_Task requirements_
Return all lines where the word "this" can be found.

_Supplied information_
=======
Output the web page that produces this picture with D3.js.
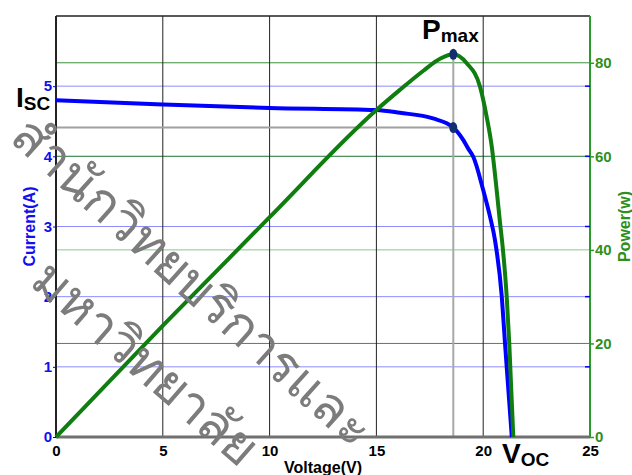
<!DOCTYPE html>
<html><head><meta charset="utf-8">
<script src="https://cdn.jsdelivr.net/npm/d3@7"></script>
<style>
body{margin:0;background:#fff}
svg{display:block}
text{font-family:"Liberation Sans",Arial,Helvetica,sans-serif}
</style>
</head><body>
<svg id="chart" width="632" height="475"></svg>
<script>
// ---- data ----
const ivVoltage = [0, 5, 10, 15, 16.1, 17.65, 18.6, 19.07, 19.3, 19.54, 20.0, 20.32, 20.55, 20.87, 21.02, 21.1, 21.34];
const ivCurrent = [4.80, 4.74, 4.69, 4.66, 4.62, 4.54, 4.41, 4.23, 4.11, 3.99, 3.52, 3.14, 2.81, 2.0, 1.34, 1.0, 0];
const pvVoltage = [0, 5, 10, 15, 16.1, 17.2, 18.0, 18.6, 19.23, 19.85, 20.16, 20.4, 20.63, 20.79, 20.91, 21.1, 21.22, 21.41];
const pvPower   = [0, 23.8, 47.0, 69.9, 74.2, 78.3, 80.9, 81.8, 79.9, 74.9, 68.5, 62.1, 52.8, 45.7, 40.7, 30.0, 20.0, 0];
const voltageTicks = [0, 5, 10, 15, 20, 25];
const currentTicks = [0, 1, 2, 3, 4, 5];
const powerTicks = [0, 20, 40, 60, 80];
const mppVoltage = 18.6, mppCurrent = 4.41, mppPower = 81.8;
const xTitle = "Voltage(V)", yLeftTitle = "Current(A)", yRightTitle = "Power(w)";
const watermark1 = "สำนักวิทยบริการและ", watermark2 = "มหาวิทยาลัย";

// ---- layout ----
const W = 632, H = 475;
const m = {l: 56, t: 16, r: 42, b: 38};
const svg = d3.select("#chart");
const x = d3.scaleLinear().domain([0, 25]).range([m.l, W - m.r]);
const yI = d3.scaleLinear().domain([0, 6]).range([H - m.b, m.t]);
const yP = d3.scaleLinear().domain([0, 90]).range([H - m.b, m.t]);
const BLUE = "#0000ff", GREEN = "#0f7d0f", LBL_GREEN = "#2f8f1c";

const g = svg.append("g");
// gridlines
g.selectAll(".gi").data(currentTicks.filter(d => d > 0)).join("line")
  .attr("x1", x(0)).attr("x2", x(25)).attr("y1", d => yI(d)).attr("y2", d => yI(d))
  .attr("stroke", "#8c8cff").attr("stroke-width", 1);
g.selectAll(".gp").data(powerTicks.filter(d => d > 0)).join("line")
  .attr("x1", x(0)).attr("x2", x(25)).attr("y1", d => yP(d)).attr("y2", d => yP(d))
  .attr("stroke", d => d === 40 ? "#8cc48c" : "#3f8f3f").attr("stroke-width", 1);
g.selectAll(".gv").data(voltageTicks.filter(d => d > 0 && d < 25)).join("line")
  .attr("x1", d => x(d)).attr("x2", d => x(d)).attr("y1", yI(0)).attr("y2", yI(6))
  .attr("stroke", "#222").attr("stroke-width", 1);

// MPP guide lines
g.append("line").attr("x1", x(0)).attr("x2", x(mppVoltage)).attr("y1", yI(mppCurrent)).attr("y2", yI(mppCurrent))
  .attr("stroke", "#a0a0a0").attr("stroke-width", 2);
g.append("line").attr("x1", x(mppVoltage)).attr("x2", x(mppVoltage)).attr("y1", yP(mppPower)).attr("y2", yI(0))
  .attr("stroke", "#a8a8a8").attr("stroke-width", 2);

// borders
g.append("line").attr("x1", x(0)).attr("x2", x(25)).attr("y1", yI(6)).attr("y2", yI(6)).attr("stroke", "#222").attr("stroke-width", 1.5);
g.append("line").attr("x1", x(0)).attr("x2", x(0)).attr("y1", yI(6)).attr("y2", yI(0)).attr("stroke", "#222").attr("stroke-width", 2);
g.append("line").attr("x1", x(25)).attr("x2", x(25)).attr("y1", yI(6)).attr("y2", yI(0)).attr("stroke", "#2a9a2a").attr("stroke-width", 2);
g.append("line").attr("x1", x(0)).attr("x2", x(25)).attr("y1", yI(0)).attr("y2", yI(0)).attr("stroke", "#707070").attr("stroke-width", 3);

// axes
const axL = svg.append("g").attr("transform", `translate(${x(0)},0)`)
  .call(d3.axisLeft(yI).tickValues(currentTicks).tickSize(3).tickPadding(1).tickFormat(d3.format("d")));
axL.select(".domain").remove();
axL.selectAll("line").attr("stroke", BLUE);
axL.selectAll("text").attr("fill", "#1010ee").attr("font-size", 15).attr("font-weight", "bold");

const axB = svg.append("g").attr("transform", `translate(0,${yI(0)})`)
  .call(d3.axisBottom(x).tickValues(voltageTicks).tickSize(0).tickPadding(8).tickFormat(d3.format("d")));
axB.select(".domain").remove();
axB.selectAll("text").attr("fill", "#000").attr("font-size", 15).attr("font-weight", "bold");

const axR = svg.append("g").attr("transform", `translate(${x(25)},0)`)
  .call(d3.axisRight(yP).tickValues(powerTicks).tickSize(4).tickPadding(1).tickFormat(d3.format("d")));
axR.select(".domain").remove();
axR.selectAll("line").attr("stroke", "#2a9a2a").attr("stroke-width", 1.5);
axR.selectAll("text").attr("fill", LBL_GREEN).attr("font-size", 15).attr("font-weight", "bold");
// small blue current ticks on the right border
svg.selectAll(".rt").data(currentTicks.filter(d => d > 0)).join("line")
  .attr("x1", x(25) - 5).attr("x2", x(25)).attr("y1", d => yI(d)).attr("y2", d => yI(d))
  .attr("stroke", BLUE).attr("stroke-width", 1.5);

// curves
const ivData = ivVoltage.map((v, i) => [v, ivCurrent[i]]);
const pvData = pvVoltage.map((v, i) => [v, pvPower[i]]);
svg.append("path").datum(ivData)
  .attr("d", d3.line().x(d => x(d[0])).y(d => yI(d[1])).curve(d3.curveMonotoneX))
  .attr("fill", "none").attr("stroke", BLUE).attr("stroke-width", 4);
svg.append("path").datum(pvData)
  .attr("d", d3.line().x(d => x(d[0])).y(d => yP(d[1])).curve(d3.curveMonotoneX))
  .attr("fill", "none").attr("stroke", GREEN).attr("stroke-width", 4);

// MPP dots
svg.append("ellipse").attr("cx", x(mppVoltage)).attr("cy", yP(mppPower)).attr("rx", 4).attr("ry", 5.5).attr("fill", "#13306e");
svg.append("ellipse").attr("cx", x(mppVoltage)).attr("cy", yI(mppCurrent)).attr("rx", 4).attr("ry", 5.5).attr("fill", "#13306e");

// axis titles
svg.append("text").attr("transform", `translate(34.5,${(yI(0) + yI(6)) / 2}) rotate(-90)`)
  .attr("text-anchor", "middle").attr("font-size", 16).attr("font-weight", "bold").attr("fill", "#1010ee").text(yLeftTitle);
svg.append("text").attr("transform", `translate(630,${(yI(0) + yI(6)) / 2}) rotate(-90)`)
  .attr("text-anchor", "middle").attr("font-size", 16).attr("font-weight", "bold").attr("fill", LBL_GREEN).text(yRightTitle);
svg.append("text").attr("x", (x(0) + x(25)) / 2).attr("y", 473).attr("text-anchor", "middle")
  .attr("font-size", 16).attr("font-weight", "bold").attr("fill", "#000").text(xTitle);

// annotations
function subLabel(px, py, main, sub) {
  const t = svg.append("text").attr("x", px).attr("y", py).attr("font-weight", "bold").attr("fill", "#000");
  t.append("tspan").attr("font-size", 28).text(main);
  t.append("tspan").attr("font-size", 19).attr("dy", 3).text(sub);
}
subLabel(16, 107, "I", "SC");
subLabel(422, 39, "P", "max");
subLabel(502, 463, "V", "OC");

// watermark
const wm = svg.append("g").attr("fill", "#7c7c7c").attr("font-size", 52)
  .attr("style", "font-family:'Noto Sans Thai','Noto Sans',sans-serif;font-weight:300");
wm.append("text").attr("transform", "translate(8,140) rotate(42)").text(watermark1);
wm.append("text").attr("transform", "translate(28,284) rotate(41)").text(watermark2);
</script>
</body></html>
=======
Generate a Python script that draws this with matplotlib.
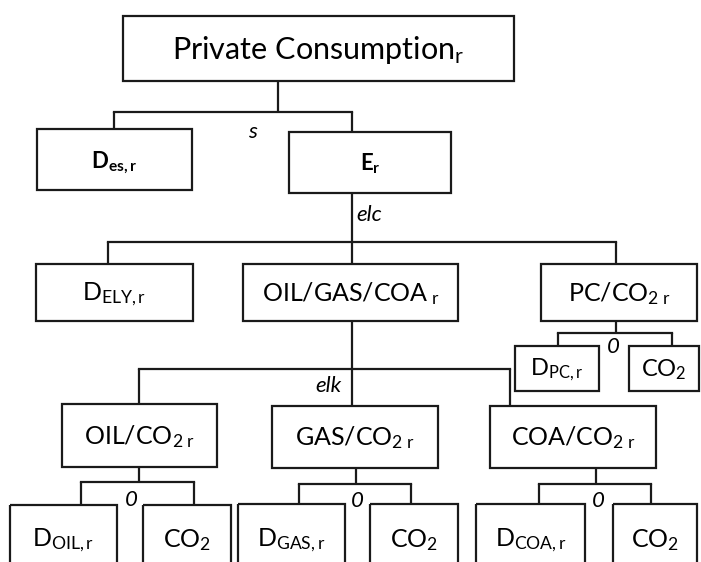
=======
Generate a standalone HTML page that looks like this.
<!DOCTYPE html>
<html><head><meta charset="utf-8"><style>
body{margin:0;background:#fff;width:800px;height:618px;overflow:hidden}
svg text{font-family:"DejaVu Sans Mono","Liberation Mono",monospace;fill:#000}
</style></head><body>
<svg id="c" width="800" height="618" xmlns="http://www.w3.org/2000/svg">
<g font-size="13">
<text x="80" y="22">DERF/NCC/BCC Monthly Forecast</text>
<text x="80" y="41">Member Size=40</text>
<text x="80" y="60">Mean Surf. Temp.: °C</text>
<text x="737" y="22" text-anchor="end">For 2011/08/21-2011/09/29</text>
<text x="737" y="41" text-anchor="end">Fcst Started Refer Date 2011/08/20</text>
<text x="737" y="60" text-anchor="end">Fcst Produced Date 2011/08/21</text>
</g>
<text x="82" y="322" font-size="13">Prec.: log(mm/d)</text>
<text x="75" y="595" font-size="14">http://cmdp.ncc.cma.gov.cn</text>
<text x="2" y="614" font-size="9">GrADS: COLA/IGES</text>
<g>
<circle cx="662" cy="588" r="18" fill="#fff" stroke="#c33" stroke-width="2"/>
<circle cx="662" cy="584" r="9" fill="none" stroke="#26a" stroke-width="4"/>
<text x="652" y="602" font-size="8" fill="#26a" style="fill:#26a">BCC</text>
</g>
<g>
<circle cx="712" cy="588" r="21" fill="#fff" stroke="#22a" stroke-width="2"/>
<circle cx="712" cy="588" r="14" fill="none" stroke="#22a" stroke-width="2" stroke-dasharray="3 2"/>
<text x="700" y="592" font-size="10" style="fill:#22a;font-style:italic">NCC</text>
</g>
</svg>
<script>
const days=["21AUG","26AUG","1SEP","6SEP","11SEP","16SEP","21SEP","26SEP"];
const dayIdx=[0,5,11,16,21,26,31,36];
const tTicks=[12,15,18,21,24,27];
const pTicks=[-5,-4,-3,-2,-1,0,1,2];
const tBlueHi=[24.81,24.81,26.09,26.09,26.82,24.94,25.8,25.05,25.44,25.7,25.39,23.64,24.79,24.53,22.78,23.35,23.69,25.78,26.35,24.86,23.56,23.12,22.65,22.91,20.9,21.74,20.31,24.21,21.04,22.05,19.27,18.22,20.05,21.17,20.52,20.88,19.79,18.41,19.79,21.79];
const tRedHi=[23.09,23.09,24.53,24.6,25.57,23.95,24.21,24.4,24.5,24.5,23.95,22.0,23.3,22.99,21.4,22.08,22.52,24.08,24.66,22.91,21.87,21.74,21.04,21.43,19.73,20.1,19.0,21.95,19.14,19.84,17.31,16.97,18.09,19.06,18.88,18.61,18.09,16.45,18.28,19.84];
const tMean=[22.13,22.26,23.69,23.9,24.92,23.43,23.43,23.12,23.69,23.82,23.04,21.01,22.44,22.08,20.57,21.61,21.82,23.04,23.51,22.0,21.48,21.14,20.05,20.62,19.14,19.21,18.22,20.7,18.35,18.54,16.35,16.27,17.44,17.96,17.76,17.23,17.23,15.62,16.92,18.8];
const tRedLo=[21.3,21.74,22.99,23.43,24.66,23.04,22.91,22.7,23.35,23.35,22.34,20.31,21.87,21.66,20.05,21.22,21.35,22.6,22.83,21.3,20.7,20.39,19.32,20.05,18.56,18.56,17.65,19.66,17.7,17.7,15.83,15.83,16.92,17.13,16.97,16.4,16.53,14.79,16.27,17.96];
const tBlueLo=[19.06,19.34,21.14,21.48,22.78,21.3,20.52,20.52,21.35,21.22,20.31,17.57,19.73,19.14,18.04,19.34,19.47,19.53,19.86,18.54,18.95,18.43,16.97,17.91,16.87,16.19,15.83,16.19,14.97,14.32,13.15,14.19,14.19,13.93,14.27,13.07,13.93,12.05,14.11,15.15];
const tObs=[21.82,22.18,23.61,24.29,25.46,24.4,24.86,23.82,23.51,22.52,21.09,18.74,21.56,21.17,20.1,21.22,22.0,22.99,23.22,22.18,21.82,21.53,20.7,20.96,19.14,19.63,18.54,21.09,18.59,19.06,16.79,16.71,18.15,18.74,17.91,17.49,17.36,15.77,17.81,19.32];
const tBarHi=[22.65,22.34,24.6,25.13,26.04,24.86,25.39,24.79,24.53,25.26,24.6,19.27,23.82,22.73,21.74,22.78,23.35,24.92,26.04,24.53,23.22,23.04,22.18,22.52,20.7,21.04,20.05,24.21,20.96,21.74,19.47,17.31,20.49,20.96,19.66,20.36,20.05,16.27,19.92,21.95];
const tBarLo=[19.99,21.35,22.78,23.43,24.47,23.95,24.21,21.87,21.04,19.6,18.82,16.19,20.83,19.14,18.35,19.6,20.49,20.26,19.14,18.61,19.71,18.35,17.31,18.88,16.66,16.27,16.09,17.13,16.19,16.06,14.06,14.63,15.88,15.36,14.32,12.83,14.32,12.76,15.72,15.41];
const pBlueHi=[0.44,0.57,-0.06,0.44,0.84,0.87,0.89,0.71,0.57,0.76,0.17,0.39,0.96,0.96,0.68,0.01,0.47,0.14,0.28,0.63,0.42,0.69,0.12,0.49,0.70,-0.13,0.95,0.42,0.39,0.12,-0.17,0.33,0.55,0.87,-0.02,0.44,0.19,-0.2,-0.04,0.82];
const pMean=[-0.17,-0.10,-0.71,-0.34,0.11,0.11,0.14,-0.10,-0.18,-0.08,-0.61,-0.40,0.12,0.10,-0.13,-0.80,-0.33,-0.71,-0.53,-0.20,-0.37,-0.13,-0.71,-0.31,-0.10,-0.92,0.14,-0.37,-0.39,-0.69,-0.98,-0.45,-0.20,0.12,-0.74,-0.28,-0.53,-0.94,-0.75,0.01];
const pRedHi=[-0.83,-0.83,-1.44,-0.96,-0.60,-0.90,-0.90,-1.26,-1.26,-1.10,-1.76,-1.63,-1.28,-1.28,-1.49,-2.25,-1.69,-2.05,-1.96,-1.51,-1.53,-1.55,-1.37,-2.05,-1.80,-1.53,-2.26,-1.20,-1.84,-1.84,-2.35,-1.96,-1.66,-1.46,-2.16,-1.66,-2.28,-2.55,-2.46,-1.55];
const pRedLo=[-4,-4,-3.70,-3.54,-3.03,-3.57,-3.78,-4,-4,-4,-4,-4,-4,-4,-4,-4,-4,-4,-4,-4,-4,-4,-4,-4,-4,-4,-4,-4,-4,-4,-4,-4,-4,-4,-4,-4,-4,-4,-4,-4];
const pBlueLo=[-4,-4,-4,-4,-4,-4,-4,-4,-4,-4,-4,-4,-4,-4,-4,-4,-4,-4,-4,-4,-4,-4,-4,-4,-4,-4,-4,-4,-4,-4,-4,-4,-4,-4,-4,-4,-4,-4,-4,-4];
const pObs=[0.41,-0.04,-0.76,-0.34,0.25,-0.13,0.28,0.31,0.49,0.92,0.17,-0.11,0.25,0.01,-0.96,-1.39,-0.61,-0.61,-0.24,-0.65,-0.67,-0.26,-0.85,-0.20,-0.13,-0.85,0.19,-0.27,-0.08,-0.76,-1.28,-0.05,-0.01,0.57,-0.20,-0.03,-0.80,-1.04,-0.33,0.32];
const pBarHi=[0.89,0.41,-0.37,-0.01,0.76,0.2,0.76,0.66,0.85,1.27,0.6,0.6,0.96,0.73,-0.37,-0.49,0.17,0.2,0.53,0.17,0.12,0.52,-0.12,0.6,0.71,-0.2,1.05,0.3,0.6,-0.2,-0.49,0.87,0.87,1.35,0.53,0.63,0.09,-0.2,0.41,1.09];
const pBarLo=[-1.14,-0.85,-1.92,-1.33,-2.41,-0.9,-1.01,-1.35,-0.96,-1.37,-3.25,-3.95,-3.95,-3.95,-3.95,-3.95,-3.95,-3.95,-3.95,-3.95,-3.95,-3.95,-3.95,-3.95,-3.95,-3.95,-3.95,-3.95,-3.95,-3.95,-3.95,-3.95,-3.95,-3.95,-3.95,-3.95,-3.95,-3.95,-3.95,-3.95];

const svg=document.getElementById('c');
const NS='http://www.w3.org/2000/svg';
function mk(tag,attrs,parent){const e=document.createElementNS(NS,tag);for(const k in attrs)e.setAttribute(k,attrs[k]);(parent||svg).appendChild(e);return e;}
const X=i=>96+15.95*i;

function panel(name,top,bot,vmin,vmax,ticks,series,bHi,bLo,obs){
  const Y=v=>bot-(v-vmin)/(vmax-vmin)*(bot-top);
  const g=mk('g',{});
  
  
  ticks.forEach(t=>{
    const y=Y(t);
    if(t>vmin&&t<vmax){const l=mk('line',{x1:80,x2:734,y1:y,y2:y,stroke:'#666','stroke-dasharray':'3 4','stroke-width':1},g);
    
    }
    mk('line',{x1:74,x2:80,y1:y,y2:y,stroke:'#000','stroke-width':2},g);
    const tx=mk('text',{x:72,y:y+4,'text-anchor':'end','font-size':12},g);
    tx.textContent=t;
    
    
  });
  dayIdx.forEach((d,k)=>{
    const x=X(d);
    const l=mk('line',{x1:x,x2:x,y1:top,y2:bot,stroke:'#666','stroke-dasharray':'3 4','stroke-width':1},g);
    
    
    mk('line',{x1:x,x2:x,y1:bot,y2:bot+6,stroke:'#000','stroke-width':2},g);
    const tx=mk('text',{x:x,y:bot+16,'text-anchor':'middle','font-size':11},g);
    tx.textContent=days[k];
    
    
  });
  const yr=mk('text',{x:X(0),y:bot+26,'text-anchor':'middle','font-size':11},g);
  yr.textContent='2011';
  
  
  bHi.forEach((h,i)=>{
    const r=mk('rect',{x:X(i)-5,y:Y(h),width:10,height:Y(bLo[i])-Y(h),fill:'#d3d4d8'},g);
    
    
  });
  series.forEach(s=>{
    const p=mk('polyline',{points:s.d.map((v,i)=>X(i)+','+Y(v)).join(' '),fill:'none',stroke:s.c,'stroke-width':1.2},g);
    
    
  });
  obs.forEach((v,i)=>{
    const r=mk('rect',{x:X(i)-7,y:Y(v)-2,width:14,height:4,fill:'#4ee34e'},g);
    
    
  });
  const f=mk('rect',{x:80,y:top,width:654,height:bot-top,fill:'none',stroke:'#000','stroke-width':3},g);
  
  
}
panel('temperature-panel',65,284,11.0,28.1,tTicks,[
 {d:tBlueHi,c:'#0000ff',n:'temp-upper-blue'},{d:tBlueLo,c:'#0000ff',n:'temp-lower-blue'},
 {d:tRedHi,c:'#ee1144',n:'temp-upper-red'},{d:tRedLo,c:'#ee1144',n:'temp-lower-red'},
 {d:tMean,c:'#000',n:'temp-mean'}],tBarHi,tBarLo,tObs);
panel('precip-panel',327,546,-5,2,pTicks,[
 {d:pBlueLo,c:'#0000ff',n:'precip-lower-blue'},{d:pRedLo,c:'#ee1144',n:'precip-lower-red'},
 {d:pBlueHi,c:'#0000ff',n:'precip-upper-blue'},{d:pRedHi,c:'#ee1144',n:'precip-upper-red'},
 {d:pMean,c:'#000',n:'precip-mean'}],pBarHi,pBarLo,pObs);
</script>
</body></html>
=======
_Result_
Output the web page that produces this picture with D3.js.
Generate a Python script that draws this with matplotlib.
Generate a standalone HTML page that looks like this.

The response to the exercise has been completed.